The move drew criticism as reports pointed out that the move would save Saverin — who owns a part of Facebook — millions of dollars in taxes after the company goes public.

Saverin has denied that he is moving for tax purposes, and has said that his decision was based solely on his business investments.

On Thursday, Sens. Charles Schumer (D-N.Y.) and Bob Casey (D-Pa.) announced plans to introduce a bill to respond to Saverin’s move, which a news release from Schumer’s office called an “avoidance scheme.”

“The senators will call Saverin’s move an outrage and describe a plan to re-impose taxes on expatriates like Saverin even after they flee the United States and take up residence in a foreign country,” the release said, adding that the legislation would bar individuals like Saverin from re-entering the country.

Casey’s office said the bill is called the “Ex-PATRIOT” Act, which stands for the “Expatriation Prevention by Abolishing Tax-Related Incentives for Offshore Tenancy” Act.

Under the proposal, “any expatriate with either a net worth of $2 million or an average income tax liability of at least $148,000 over the last five years will be presumed to have renounced their citizenship for tax avoidance purposes,” according to a release from Schumer’s office, and they would pay 30 percent capital gains tax — the same rate as people pay in the U.S.

If an expatriate can prove he or she has a legitimate reason for renouncing U.S. citizenship, no penalties will apply.

The bill would tax any prospective gains an expatriate who has renounced his or her citizenship in the past ten years who did so for purposes of tax avoidance. In Saverin’s case, Schumer spokesman Brian Fallows said that if the Facebook co-founder liquidates all his holdings in the company before the bill is passed, he will escape penalty. However, if he takes his time selling off his assets, for the purpose of letting it grow and then seeks to sell off and he would pay 30 percent on those earnings.

According to Schumer’s office, 1,780 people gave up their citizenship in 2011, a rise from 235 in 2008.

In a statement, Casey said that actions such as Saverin’s are an insult to middle-class Americans. “We simply cannot allow the ultra-wealthy to write their own rules,” he said. “Mr. Saverin has benefited greatly from being a citizen of the United States but he has chosen to cast it aside and leave U.S. taxpayers with the bill.”

For his part, Saverin told the New York Times in an interview Wednesday that he first filed to give up his citizenship in January 2011, more than a year before Facebook filed its paperwork to go public. “I was born in Brazil, I was an American citizen for about 10 years. I thought of myself as a global citizen,” he told the Times.

According to the report, the citizenship switch became official in September, and was published in a government filing at the end of April. He told the Times that he had complied with all the known laws and that he paid an exit tax.

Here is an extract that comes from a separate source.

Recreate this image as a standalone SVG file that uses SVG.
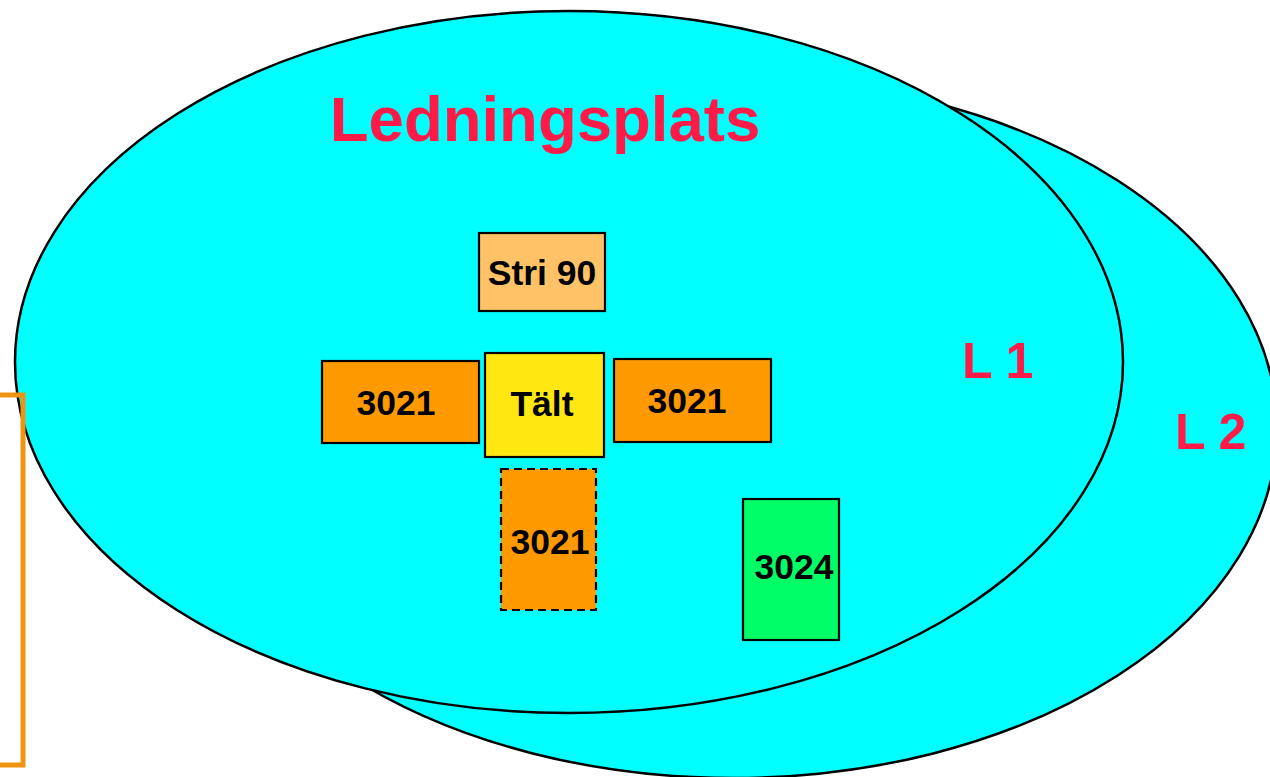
<svg xmlns="http://www.w3.org/2000/svg" width="1270" height="777" viewBox="0 0 1270 777">
<style>
.area{fill:#00FFFF;stroke:#000;stroke-width:2.5}
.box{stroke:#000;stroke-width:2.2}
.t{font-family:"Liberation Sans",Arial,sans-serif;font-weight:bold;fill:#000;font-size:35.5px;text-anchor:middle}
.red{font-family:"Liberation Sans",Arial,sans-serif;font-weight:bold;fill:#FF1A47}
</style>
<rect width="1270" height="777" fill="#fff"/>
<g id="L2">
<ellipse class="area" cx="733" cy="428" rx="544" ry="350"/>
<text class="red" x="1175" y="449" font-size="50">L 2</text>
</g>
<g id="L1">
<ellipse class="area" cx="569" cy="362" rx="554" ry="351"/>
<text class="red" x="962" y="378" font-size="50">L 1</text>
<text class="red" x="545" y="141" font-size="63.5" text-anchor="middle">Ledningsplats</text>
</g>
<g id="frame">
<rect x="-10" y="395" width="33" height="370" fill="none" stroke="#EE9411" stroke-width="5"/>
</g>
<g id="stri90">
<rect class="box" x="479" y="233" width="126" height="78" fill="#FFC266"/>
<text class="t" x="542" y="285">Stri 90</text>
</g>
<g id="talt">
<rect class="box" x="485" y="353" width="119" height="104" fill="#FFE811"/>
<text class="t" x="542" y="416">Tält</text>
</g>
<g id="n3021left">
<rect class="box" x="322" y="361" width="157" height="82" fill="#FF9900"/>
<text class="t" x="396" y="415">3021</text>
</g>
<g id="n3021right">
<rect class="box" x="614" y="359" width="157" height="83" fill="#FF9900"/>
<text class="t" x="687" y="413">3021</text>
</g>
<g id="n3021dashed">
<rect class="box" x="501" y="469" width="95" height="141" fill="#FF9900" stroke-dasharray="8,5"/>
<text class="t" x="550" y="554">3021</text>
</g>
<g id="n3024">
<rect class="box" x="743" y="499" width="96" height="141" fill="#00FF66"/>
<text class="t" x="794" y="579">3024</text>
</g>
<g id="connectors"></g>
</svg>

Saverin, who became a U.S. citizen in 1998, co-founded Facebook at the age of 21. Two years later, he left the company after a conflict over the company's direction and settled a suit with the company.

On Tuesday, Business Insider published an account describing how Zuckerberg ousted Saverin from the company. According to the report, Zuckerberg cut Saverin out by incorporating a new company in Delaware, which then acquired Facebook’s original LLC. Shares of the new company were then distributed, but Saverin’s were diluted to fewer than 10 percent.

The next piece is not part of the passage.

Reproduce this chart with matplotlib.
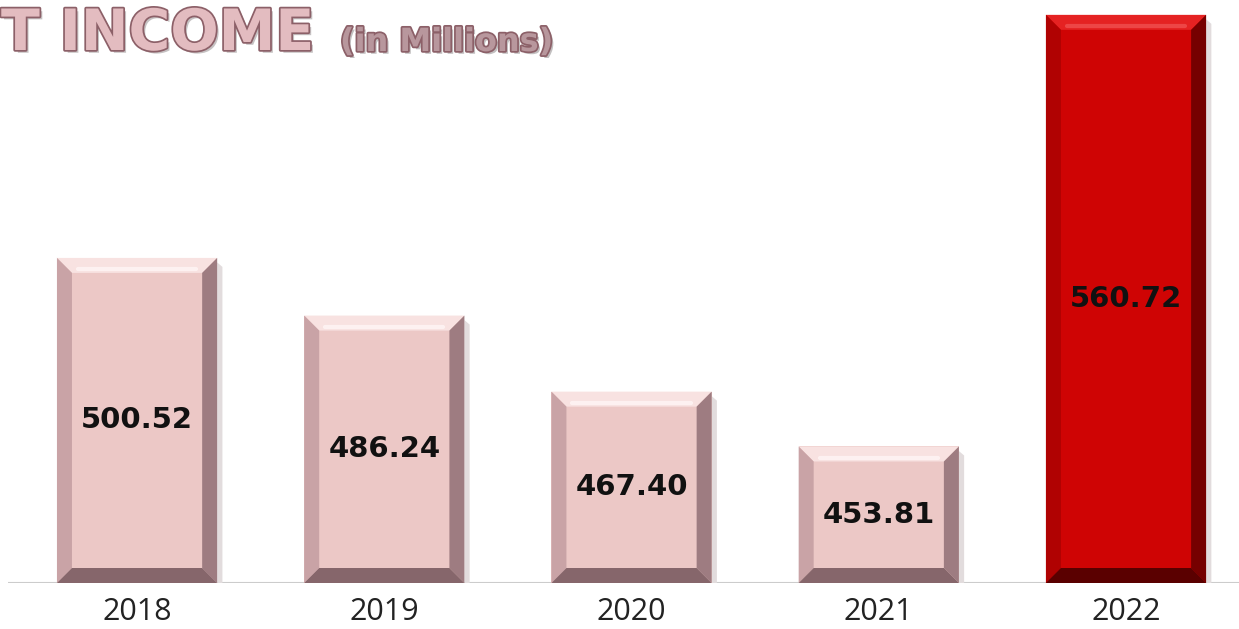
import numpy as np
import matplotlib.pyplot as plt
import matplotlib.patheffects as pe
from matplotlib.patches import Polygon

years = ['2018', '2019', '2020', '2021', '2022']
income = [500.52, 486.24, 467.40, 453.81, 560.72]
labels = ['500.52', '486.24', '467.40', '453.81', '560.72']

pink = dict(face='#ecc8c6', top='#f8e2e1', left='#c9a3a6', right='#9e7c81', bottom='#86666b',
            glow='#fff6f6')
red = dict(face='#cf0404', top='#e52222', left='#b00202', right='#760000', bottom='#5a0000',
           glow='#f05050')

fig = plt.figure(figsize=(12.39, 6.29), dpi=100)
ax = fig.add_axes([8 / 1239, 46 / 629, 1 - 8 / 1239, 583 / 629])
ax.set_xlim(-0.522, 4.457)
ax.set_ylim(420, 564.4)

x = np.arange(len(years))
width = 0.648
palette = [pink, pink, pink, pink, red]
bars = ax.bar(x, income, width=width, color=[p['face'] for p in palette],
              edgecolor='none', zorder=2)

# bevel thickness in pixels, converted to data units
bev_px = 15
(px0, py0), (px1, py1) = ax.transData.transform([(0, 420), (1, 421)])
bx = bev_px / (px1 - px0)
by = bev_px / (py1 - py0)
ybase = ax.get_ylim()[0]

for bar, p in zip(bars, palette):
    x0 = bar.get_x()
    x1 = x0 + bar.get_width()
    y1 = bar.get_height()
    y0 = ybase
    # soft drop shadow on the right side
    ax.add_patch(Polygon([(x1, y0), (x1, y1 - by * 0.3), (x1 + bx * 0.35, y1 - by * 0.6),
                          (x1 + bx * 0.35, y0)], closed=True, facecolor='#e2dcdd',
                         edgecolor='none', zorder=1.5))
    faces = {
        'top': [(x0, y1), (x1, y1), (x1 - bx, y1 - by), (x0 + bx, y1 - by)],
        'left': [(x0, y0), (x0, y1), (x0 + bx, y1 - by), (x0 + bx, y0 + by)],
        'right': [(x1, y0), (x1, y1), (x1 - bx, y1 - by), (x1 - bx, y0 + by)],
        'bottom': [(x0, y0), (x1, y0), (x1 - bx, y0 + by), (x0 + bx, y0 + by)],
    }
    for k, pts in faces.items():
        ax.add_patch(Polygon(pts, closed=True, facecolor=p[k], edgecolor='none', zorder=3))
    # highlight streak along the inner top edge
    ax.plot([x0 + bx * 1.4, x1 - bx * 1.4], [y1 - by * 0.75, y1 - by * 0.75],
            color=p['glow'], lw=3, alpha=0.8, solid_capstyle='round', zorder=3.5)

for xi, v, lab in zip(x, income, labels):
    ax.text(xi, (ybase + v) / 2, lab, ha='center', va='center', fontsize=21,
            fontweight='bold', family='DejaVu Sans', color='#111111', zorder=4)

ax.axhline(ybase, color='#cccccc', lw=1.5, zorder=1)
for s in ax.spines.values():
    s.set_visible(False)
ax.set_xticks([])
ax.set_yticks([])

for xi, yr in zip(x, years):
    ax.text(xi, -0.05, yr, transform=ax.get_xaxis_transform(), ha='center', va='center',
            fontsize=22, family='Open Sans', color='#222222')

title_fx = [pe.SimplePatchShadow(offset=(2, -2), alpha=0.3),
            pe.withStroke(linewidth=2.5, foreground='#8c6068')]
fig.text(1 / 1239, 1 - 50 / 629, 'T INCOME', ha='left', va='baseline', fontsize=41,
         fontweight='bold', family='DejaVu Sans', color='#e3bcc0', path_effects=title_fx)
fig.text(340 / 1239, 1 - 51 / 629, '(in Millions)', ha='left', va='baseline', fontsize=23,
         fontweight='bold', family='DejaVu Sans', color='#b8979d', path_effects=title_fx)

fig.savefig('out.png', dpi=100)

Now, Saverin owns around 4 percent of the company, which is estimated to be worth around $3 billion.

Saverin has the reputation of being a playboy who enjoys an extravagant lifestyle, a characterization that he told the Times was not accurate.

“It’s a misperception, especially the playboy,” he told the newspaper. “I do have a Bentley. I do go out. I’d rather not go into personal details.”

When asked for comment on the Schumer-Casey legislation, Saverin’s spokesman Tom Goodman said, “We continue to tell the truth, which is Eduardo’s decision had nothing to do with taxes and everything to do with his desire to live and work in Singapore. He is a native of Brazil. People seem to be responding to perception, not reality, and that is unfortunate, to say the least. We are unequivocal in our position that taxes were not a factor in his decision.”